Recyclage plastiques : Skytech fait coup double
Depuis près de 6 ans, Skytech (ex APR2) présidée par Philippe Caron, financée par les fonds Xerys France et Luxembourg, développe un procédé de tri des déchets plastiques en mélange pour permettre leur recyclage à l’échelle industrielle. Elle est à ce jour productrice de différents types de plastiques recyclés, ayant des propriétés similaires à celles des matériaux vierges issus du pétrole (ABS, PS, PP).
Pour mémoire, dès sa création, AP2R s'est consacrée à la R&D en vue de mettre en oeuvre le recyclage des plastiques difficiles à recycler, en travaillant notamment sur le DEEE ; elle a mis au point un procédé breveté de séparation de polymères plastiques par triboélectricité, laquelle désigne le phénomène électrostatique créé par la mise en contact de deux matériaux de nature différente : une partie des électrons de la surface de contact d'un des deux matériaux est transférée à l'autre et ce transfert subsiste lors de la séparation.
Dès la fin des années 2000, la société présentait plusieurs applications à partir de ces matériaux recyclés, transformés en parquets extérieurs et autres objets en matière recyclée, à Pollutec. En s’appuyant sur le savoir-faire d’APR2, « la création de Skytech repose sur la volonté de donner une identité à ce travail », explique Philippe Caron.
L'entreprise, basée en Ile de France à Bonnières-sur-Seine, a inauguré une ligne de séparation des plastiques issus du traitement des DEEE et autres VHU cet été. Sa capacité actuelle est de 250 tonnes par mois. Mais elle voit grand et mise sur une production de10 000 tonnes par an en 2025, et par ligne de séparation de plastiques recyclés. « Nous nous sommes positionnés sur un marché de niche où il n'existe qu'une faible concurrence. De plus, dès lors que la qualité est au rendez-vous, un prix de marché s'établit et le débouché n'est plus un problème», explique le dirigeant, même si le recyclé n’a pas encore séduit tous les plasturgistes. Cela dit, on assiste à une évolution : « l’acceptation est en cours et la proportion de recyclé progresse, notamment pour tenir compte de la demande des consommateurs », soutient Philippe Caron. « Les cours des matériaux en plastique recyclé et les résines vierges commencent à être décorrélés ; un marché de la matière recyclée se crée, et c’est une bonne nouvelle ».
Le procédé mis en oeuvre assure la séparation, sans solvant, des granulés en plastiques produits à partir du broyat de ces déchets que les techniques de tri les plus courantes ne parviennent pas à isoler, dès lors qu'ils présentent des caractéristiques techniques similaires : la solution proposée consiste en une installation, la mise en service et l'optimisation opérationnelle du séparateur de matières plastiques par un procédé triboélectrique, une innovation pour le traitement des déchets. Elle repose sur un phénomène d’électrisation par frottement des déchets plastiques qui sont ensuite triés grâce à un champ électrique intense; en d'autres termes, c'est leur capacité respective à capter des charges positives ou négatives lorsque les broyats se frottent les uns aux autres, via l'action d'un champ électrique puissant, qui assure le tri.
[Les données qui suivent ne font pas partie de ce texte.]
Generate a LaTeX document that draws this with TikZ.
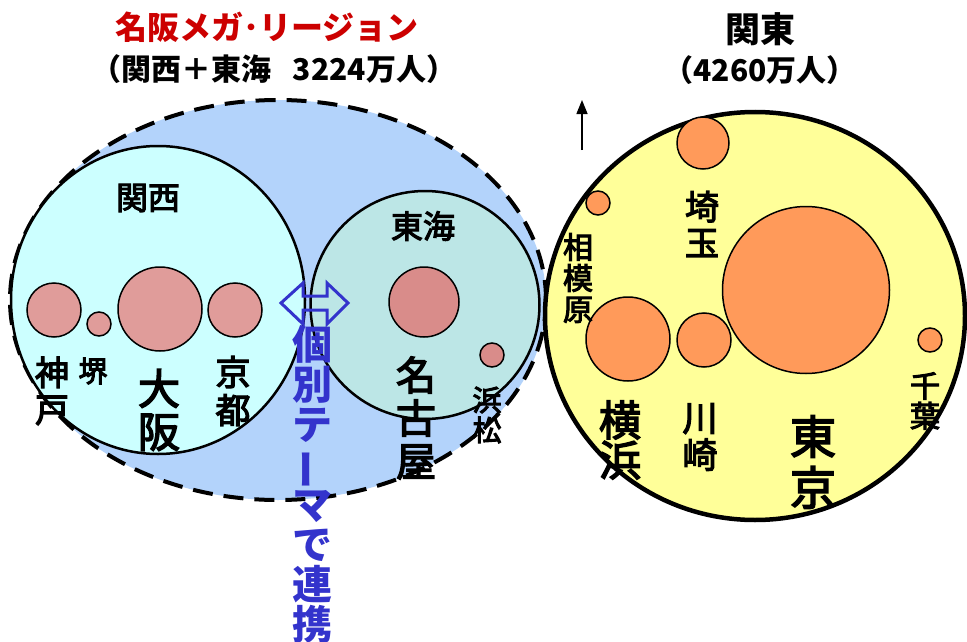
\documentclass[tikz,border=0pt]{standalone}
\usepackage{fontspec}
\setmainfont{Noto Sans CJK JP}
\newfontfamily\medjp{Noto Sans CJK JP}[FakeBold=3.5]
\usetikzlibrary{shapes.geometric,arrows.meta}
\definecolor{megablue}{HTML}{B3D3FB}
\definecolor{kansaifill}{HTML}{CCFFFF}
\definecolor{tokaifill}{HTML}{BCE6E6}
\definecolor{kantofill}{HTML}{FFFF99}
\definecolor{pinkK}{HTML}{E09C9A}
\definecolor{pinkT}{HTML}{D98C8A}
\definecolor{orangeC}{HTML}{FF9A5A}
\definecolor{titlered}{HTML}{CC0000}
\definecolor{themeblue}{HTML}{3333CC}
\newcommand{\fs}[2]{\fontsize{#1}{#2}\selectfont}
\tikzset{
  region/.style={ellipse, draw=black, line width=2.5pt, inner sep=0pt},
  city/.style={circle, draw=black, line width=1.5pt, inner sep=0pt},
  lbl/.style={align=center, inner sep=0pt, text=black},
  clbl/.style 2 args={lbl, font=\medjp\fs{#1}{#2}},
}
\begin{document}
\begin{tikzpicture}[x=1pt,y=-1pt]
\useasboundingbox[fill=white] (0,0) rectangle (967,642);
% mega region
\node[ellipse, fill=megablue, draw=black, line width=4pt, dash pattern=on 20pt off 11pt,
      minimum width=536pt, minimum height=400pt, inner sep=0pt] (mega) at (278,300) {};
% Kansai and Tokai
\node[region, fill=kansaifill, minimum width=294pt, minimum height=308pt] (kansai) at (158,300) {};
\node[region, fill=tokaifill, minimum width=229pt, minimum height=228pt] (tokai) at (425,305) {};
% Kanto
\node[ellipse, draw=black, line width=4.5pt, fill=kantofill, minimum width=420pt, minimum height=408pt, inner sep=0pt] (kanto) at (755,316) {};

% Kansai cities
\node[city, fill=pinkK, minimum size=54pt] (kobe) at (54,310) {};
\node[city, fill=pinkK, minimum size=24pt] (sakai) at (99,324) {};
\node[city, fill=pinkK, minimum size=84pt] (osaka) at (160,309) {};
\node[city, fill=pinkK, minimum size=54pt] (kyoto) at (235,310) {};
% Tokai cities
\node[city, fill=pinkT, minimum size=70pt] (nagoya) at (424,302) {};
\node[city, fill=pinkT, minimum size=24pt] (hamamatsu) at (492,355) {};
% Kanto cities
\node[city, fill=orangeC, minimum size=52pt] (saitama) at (703,143) {};
\node[city, fill=orangeC, minimum size=24pt] (sagamihara) at (598,203) {};
\node[city, fill=orangeC, minimum size=84pt] (yokohama) at (628,339) {};
\node[city, fill=orangeC, minimum size=54pt] (kawasaki) at (704,340) {};
\node[city, fill=orangeC, minimum size=167pt] (tokyo) at (806,290) {};
\node[city, fill=orangeC, minimum size=24pt] (chiba) at (930,340) {};

% titles
\node[lbl, text=titlered, font=\bfseries\fs{32}{32}] (megatitle) at (267,27) {名阪メガ･リージョン};
\node[lbl, font=\bfseries\fs{30}{30}] (megasub) at (274,69) {（関西＋東海\hspace{0.7em}3224万人）};
\node[lbl, font=\bfseries\fs{35}{35}] (kantotitle) at (760,29) {関東};
\node[lbl, font=\bfseries\fs{30}{30}] (kantosub) at (760,70) {（4260万人）};

% region labels
\node[clbl={32}{32}] (lkansai) at (148,198) {関西};
\node[clbl={32}{32}] (ltokai) at (423,226) {東海};

% city labels
\node[clbl={34}{37}] (lkobe) at (52,391) {神\\戸};
\node[clbl={29}{29}] (lsakai) at (93,371) {堺};
\node[clbl={42}{43}] (losaka) at (159,410) {大\\阪};
\node[clbl={35}{38}] (lkyoto) at (233,391) {京\\都};
\node[clbl={40}{43}] (lnagoya) at (416,418) {名\\古\\屋};
\node[clbl={29}{30}] (lhamamatsu) at (487,415) {浜\\松};
\node[clbl={34}{36}] (lsaitama) at (702,224) {埼\\玉};
\node[clbl={30}{31}] (lsagamihara) at (578,278) {相\\模\\原};
\node[clbl={42}{40}] (lyokohama) at (620,440) {横\\浜};
\node[clbl={35}{37}] (lkawasaki) at (700,437) {川\\崎};
\node[clbl={46}{51}] (ltokyo) at (813,462) {東\\京};
\node[clbl={30}{30}] (lchiba) at (925,401) {千\\葉};

% theme link
\begin{scope}[shift={(315,303)}]
\draw[themeblue, line width=3pt, line join=miter]
  (-34,0) -- (-12,-20) -- (-12,-7) -- (12,-7) -- (12,-20) -- (33,0)
  -- (12,21) -- (12,7) -- (-12,7) -- (-12,21) -- cycle;
\end{scope}
\node[lbl, text=themeblue, font=\bfseries\fs{40}{40}, anchor=north] (ltheme) at (312,325)
  {個\\別\\テ\\\rotatebox[origin=c]{90}{ー}\\マ\\で\\連\\携};

% small arrow
\coordinate (arrS) at (582,150);
\coordinate (arrE) at (582,100);
\draw[line width=1.5pt, -{Triangle[length=14pt,width=11pt]}] (arrS) -- (arrE);
\end{tikzpicture}
\end{document}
Dans les flux de matériaux en mélange après broyage, la plupart des plastiques dits lourds ne sont pas recyclés (ABS, PS Polystyrène, PP Polypropylène chargé). De plus, la majorité de ces plastiques sont incompatibles entre eux pour une utilisation en mélange dans la plasturgie. Le procédé apporte une solution qui permet la séparation de ces plastiques « lourds » puis leur recyclage en matières premières homologuées sous forme de granules répondant à la demande du marché. Selon ses promoteurs, il offre une capacité inédite de traitement industriel de mélanges complexes pour produire des résines à haut niveau de pureté.
L'entreprise certifie être en mesure d'isoler le PA, mais aussi de proposer des granulats d’ABS, de PS et de PP, affichant des taux de pureté compris entre 97 et 99 % (ces taux sont contrôlés dans le laboratoire de l’entreprise, cinq paramètres techniques y sont vérifiés afin de répondre aux cahiers des charges des plasturgistes (dureté, mesure de l’indice de fluidité, couleur, traction et flexion). Le 100% n'est donc pas loin, et c'est bel et bien l'objectif des équipes en place...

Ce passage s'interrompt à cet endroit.